Way back in 2007, when Gordon Brown (who was much worse  than May, let's not forget this - she is inactively terrible, he was actively malign), surveyed all, Wonga was set-up. The premise was, in this time of ultra cheap credit, that some people could not get any. Not Wonga obviously, they got a nice cheap credit line, but there game was usurious lending to the desperately poor. To me, this is like betting on the increase in food prices - just morally wrong.


But in those heady days, anything went and the Regulator was happy to approve the business. Soon enough it grew large on the often over 1000% APR returns it managed to create. However, built on immorality from the start, the business soon festered.

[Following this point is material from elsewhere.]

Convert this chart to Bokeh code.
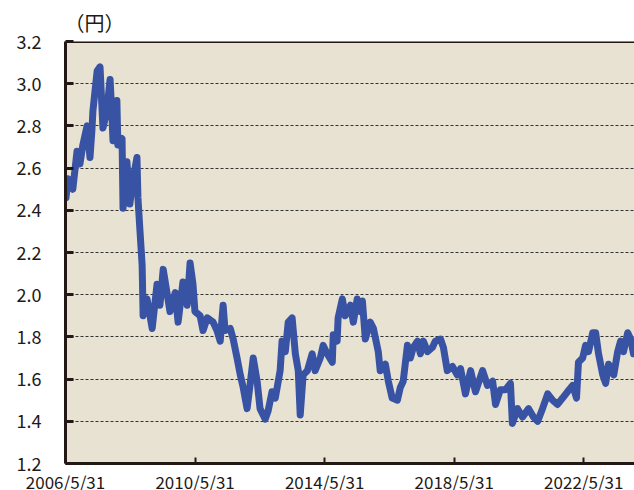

To chase clients, they pretended to send letters from law firms to chase for money back.


By 2012 Wonga had become a target for everyone. Even the new FCA could see it and finally steamed into action, capping its insane interest rates and allowing customers to claim back the usurious monies extracted from them. Quickly the business started to fall, unfortunately driven too by a rise in competition  - at least though this restricts interest to a mere 300% per year.


So here we are in 2017, struggling under the weight of its past, Wonga will die.


But really, how on earth was this business ever allowed to exist. Desperate people need money and it can be very hard to get. Yes, there are back street lenders and criminals who purvey this sort of thing - but they are no legal, they have no claim other than threatening physical violence. To allow to pass into law and common practice such usury is a terrible stain on the Labour Government - THE LABOR GOVERNMENT! Not helped by the incoming Tory administration who at least have overseen a regulation of this business - but, to me crazily, still allowed it to exist.


It is a sorry story and one which really shows how distant politicians are from both the people they serve and the basic principles of economics that they would ever allow this carry on.